Outro ponto, segundo ele, é que os credores financeiros estão mais proativos, sentando-se à mesa com as companhias para renegociar vencimentos quando identificam que podem surgir problemas à frente. “Os bancos credores amadureceram muito no Brasil e já se antecipam ao problema. Para tentar resolver, estão alongando prazos, de forma a se evitar a recuperação judicial”, comenta Prado. Para ele, a situação mais crítica do setor já passou, e o cenário deverá estar mais normalizado em 2025.
Produtores e revendas em dificuldades
Fabiana Balducci, sócia e responsável pela área de reestruturação da BR Partners, aponta que a situação delicada das revendas é um efeito direto do número de pedidos de recuperação judicial dos produtores rurais. Segundo a especialista, para que a crise não cresça ainda mais, afetando até mesmo o andamento da safra, será preciso enfrentar o problema, incluindo uma participação mais construtiva das conversas dos próprios credores.
“Virou um ciclo vicioso. É preciso alinhar a cadeia”, diz. Com muitas empresas do setor sem crédito, pode ocorrer também uma onda de consolidação, avalia. Segundo ela, a solução precisa conter uma política pública para o setor, incluindo o fomento de seguro em todas as regiões em que o agronegócio está presente.
Max Mustrangi, presidente da Excellance e especialista em reestruturação, também aponta que, sem crédito ao setor, os problemas tendem a crescer. Assim, ele acredita que a situação do agro ainda longe de melhorar e que, no momento, muitos produtores estão com dificuldade para acessar linhas de crédito para financiar a próxima safra.
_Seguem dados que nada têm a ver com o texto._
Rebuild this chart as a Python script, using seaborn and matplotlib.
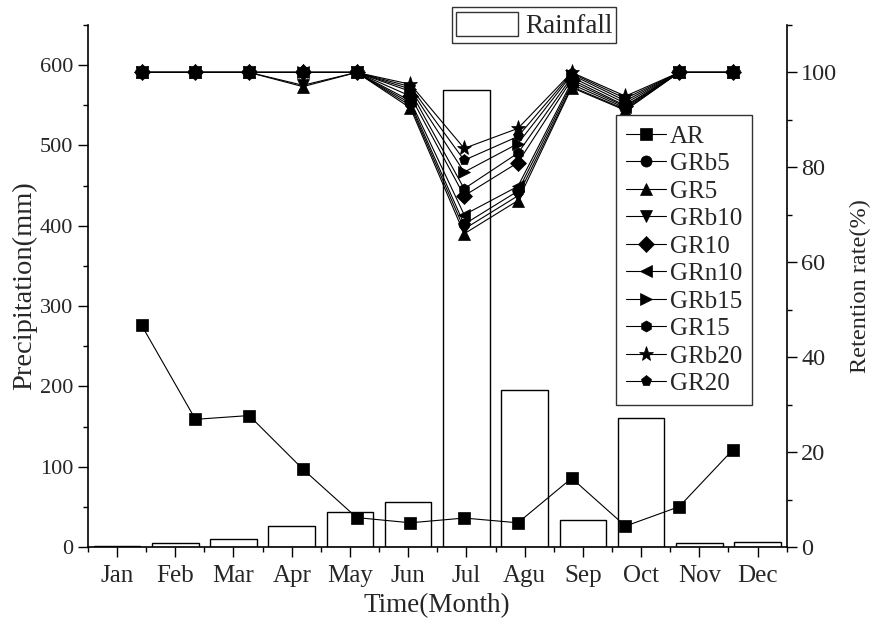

“O crédito está mais restrito, e o agro precisa de crédito”, diz. Outra dificuldade, segundo ele, é que, para alongar prazos, muitas vezes os credores financeiros exigem aportes por parte do controlador no negócio – e, no agro, muitas vezes o produtor está descapitalizado.
Procuradas, Agrogalaxy e Grupo Safras não concederam entrevistas. As demais empresas citadas não responderam ao contato da reportagem.